Watching Swiss television recently—for the first and possibly last time—I saw a report on the 38-year-old Belgian who blew herself up in Iraq recently, killing five policemen as well. She was the first white European suicide bomber.

Muriel Degauque, born and raised in Charleroi, was a child of ordinary working-class parents. The television underlined this point with lengthy shots of her dreary childhood neighborhood. Even a few seconds looking at it on a screen was almost enough to provoke an existential crisis.

Muriel Degauque’s life was unremarkable, said the television commentary. She was average at school, and then worked, unskilled, in a bakery. A few people who knew her in childhood and early adulthood emphasized that she was an ordinary person—the last kind of person, in fact, to act in such an outrageous way.
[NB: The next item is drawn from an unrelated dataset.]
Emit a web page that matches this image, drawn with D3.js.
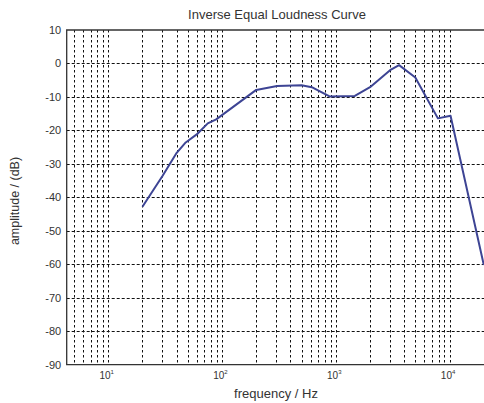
<!DOCTYPE html>
<html><head><meta charset="utf-8">
<script src="https://cdn.jsdelivr.net/npm/d3@7"></script>
<style>body{margin:0;background:#fff}svg{display:block}text{font-family:"Liberation Sans",Arial,sans-serif;fill:#333}</style>
</head><body><svg id="c" width="484" height="403"></svg>
<script>
const freqs = [20, 30, 40, 48, 60, 75, 89, 200, 305, 500, 615, 890, 1470, 2000, 3000, 3600, 5000, 7900, 10200, 20000];
const amps = [-42.8, -33.6, -26.7, -23.6, -21.2, -17.9, -16.7, -7.9, -6.7, -6.5, -7.1, -9.9, -9.7, -7.1, -2.0, -0.5, -4.2, -16.4, -15.6, -60.2];
const yTicks = [10, 0, -10, -20, -30, -40, -50, -60, -70, -80, -90];
const xMajor = [10, 100, 1000, 10000];
const xMajorExp = ["1", "2", "3", "4"];
const xDomain = [4.32, 20900];
const yDomain = [-90, 10];
const title = "Inverse Equal Loudness Curve";
const xLabel = "frequency / Hz";
const yLabel = "amplitude / (dB)";

const L = 66.7, R = 486, T = 30, B = 364.7;
const svg = d3.select("#c");
const x = d3.scaleLog().domain(xDomain).range([L, R]);
const y = d3.scaleLinear().domain(yDomain).range([B, T]);

const vgrid = [];
for (let d = 1; d <= 10000; d *= 10) for (let k = 1; k < 10; k++) { const v = d * k; if (v > xDomain[0] && v < xDomain[1]) vgrid.push(v); }
const g = svg.append("g");
g.selectAll("line.v").data(vgrid).enter().append("line")
  .attr("x1", d => Math.round(x(d)) + 0.5).attr("x2", d => Math.round(x(d)) + 0.5)
  .attr("y1", T).attr("y2", B).attr("stroke", "#111").attr("stroke-width", 1).attr("stroke-dasharray", "2.5,2.5");
g.selectAll("line.h").data(yTicks.filter(d => d > yDomain[0] && d < yDomain[1])).enter().append("line")
  .attr("y1", d => Math.round(y(d)) + 0.5).attr("y2", d => Math.round(y(d)) + 0.5)
  .attr("x1", L).attr("x2", R).attr("stroke", "#111").attr("stroke-width", 1).attr("stroke-dasharray", "3,2");

const pts = freqs.map((f, i) => [f, amps[i]]);
svg.append("path").datum(pts)
  .attr("d", d3.line().x(d => x(d[0])).y(d => y(d[1])))
  .attr("fill", "none").attr("stroke", "#3d4494").attr("stroke-width", 2).attr("stroke-linejoin", "round");

svg.append("path").attr("d", `M${R},${T}H${L}V${B}H${R}`).attr("fill", "none").attr("stroke", "#333").attr("stroke-width", 1.3);

svg.selectAll("text.yt").data(yTicks).enter().append("text")
  .attr("x", L - 5.5).attr("y", d => y(d) + 4).attr("text-anchor", "end").attr("font-size", 11).text(d => d);

xMajor.forEach((v, i) => {
  const t = svg.append("text").attr("x", x(v) - 1.5).attr("y", 379).attr("text-anchor", "middle").attr("font-size", 10);
  t.append("tspan").text("10");
  t.append("tspan").attr("dy", -5).attr("font-size", 6).text(xMajorExp[i]);
});

svg.append("text").attr("x", 277).attr("y", 19).attr("text-anchor", "middle").attr("font-size", 13).text(title);
svg.append("text").attr("x", 276).attr("y", 398).attr("text-anchor", "middle").attr("font-size", 13).text(xLabel);
svg.append("text").attr("transform", `translate(19,201) rotate(-90)`).attr("text-anchor", "middle").attr("font-size", 12.5).text(yLabel);
</script></body></html>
There was nothing in her life out of the usual, the report added. True, she went through a period of sexual promiscuity and drug taking, but when she converted to Islam—cut to a Muslim area of Brussels—she gave up drugs and was faithful to her Moroccan husband. So really, the commentary concluded, the whole episode was mysterious and inexplicable.

But only in the sense that all human conduct is, in the last analysis, mysterious. Actually, the suicide bomber reminded me of the lost and bewildered young people whom various Christian sects would look for as they scoured our streets, trawling for recruits into their all-embracing communities. These communities happened to make lots of money for their founders but really did rescue some young people from the gutter.

The TV commentary made no connection between Muriel Degauque’s promiscuity and drug abuse on the one hand and her subsequent conversion to a murderously puritanical form of Islam on the other (she wore the most extreme of veils). It requires little imagination to make such a connection, however, for one possible interpretation of her former life was that she sought to fill an inner void, a lack of purpose or interest, with mere sensation. Once the self-defeating nature of this effort was obvious to her—and nothing suggests that she lacked intelligence, despite her mediocre academic background—she became vulnerable to a “complete” answer to life’s problems. Her death demonstrated, both to herself and to others, how deeply (or at least desperately) she believed in it.

Her problem—a lack of meaning in her life—is far from unique. Millions of people are in the same or similar position. That is why her story, bizarre as it is, has plunged Belgium into an existential gloom, and why the rest of Europe cannot afford to be complacent about it—or as emotionally unimaginative as Swiss television.